Objective - Quote word for word the lines below, beginning with the first and ending with the one that has "import numpy as np". Drop the pictures.
§
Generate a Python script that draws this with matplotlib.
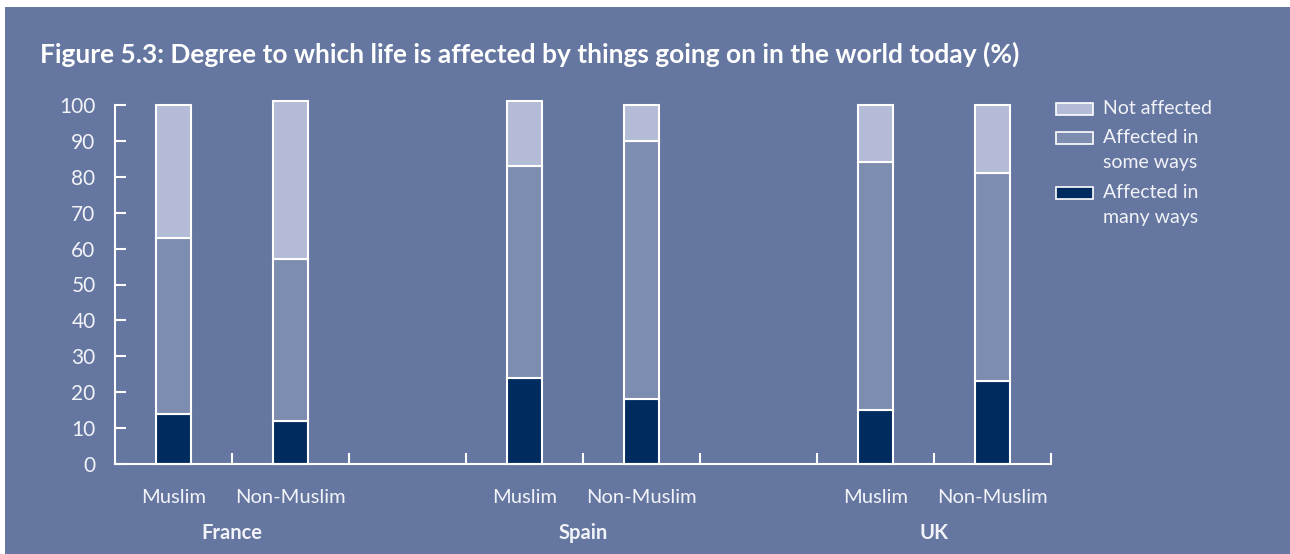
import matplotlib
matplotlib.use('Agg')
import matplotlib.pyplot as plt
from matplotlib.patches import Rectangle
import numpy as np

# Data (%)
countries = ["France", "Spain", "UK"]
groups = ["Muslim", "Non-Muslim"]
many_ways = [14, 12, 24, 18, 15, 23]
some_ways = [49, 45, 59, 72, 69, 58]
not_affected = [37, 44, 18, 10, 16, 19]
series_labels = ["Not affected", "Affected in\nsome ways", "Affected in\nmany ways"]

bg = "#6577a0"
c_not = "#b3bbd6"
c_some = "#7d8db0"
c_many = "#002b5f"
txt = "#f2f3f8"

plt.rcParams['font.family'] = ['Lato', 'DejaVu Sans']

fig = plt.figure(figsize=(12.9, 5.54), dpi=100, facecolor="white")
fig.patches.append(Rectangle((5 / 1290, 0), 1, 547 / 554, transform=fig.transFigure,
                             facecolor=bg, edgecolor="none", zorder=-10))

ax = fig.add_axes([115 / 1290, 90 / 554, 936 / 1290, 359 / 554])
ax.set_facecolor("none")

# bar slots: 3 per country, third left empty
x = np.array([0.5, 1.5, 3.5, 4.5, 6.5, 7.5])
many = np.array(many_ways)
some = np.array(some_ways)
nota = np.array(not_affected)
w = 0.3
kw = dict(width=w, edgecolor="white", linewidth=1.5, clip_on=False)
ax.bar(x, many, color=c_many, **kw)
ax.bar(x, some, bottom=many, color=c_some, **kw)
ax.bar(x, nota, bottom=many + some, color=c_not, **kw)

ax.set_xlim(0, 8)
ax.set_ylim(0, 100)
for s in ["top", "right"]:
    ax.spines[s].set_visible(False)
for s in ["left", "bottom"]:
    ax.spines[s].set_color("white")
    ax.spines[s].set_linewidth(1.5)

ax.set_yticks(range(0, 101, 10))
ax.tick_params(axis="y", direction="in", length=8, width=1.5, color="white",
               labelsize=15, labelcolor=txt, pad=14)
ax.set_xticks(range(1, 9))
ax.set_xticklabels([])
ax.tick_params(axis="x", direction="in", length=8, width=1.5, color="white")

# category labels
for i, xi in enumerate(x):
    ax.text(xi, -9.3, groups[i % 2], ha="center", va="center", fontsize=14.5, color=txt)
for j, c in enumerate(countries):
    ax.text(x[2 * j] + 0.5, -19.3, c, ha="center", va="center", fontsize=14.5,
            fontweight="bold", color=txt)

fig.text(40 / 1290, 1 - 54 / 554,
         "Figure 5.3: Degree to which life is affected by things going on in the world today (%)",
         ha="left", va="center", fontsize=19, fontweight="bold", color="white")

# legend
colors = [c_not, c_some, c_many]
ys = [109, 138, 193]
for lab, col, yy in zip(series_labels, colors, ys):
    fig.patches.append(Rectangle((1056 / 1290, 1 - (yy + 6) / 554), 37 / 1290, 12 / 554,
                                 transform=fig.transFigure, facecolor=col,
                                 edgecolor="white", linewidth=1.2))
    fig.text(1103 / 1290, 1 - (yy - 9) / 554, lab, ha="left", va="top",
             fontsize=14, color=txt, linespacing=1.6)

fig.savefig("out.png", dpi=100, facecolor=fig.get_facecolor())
§
The output -
Generate a Python script that draws this with matplotlib.
import matplotlib
matplotlib.use('Agg')
import matplotlib.pyplot as plt
from matplotlib.patches import Rectangle
import numpy as np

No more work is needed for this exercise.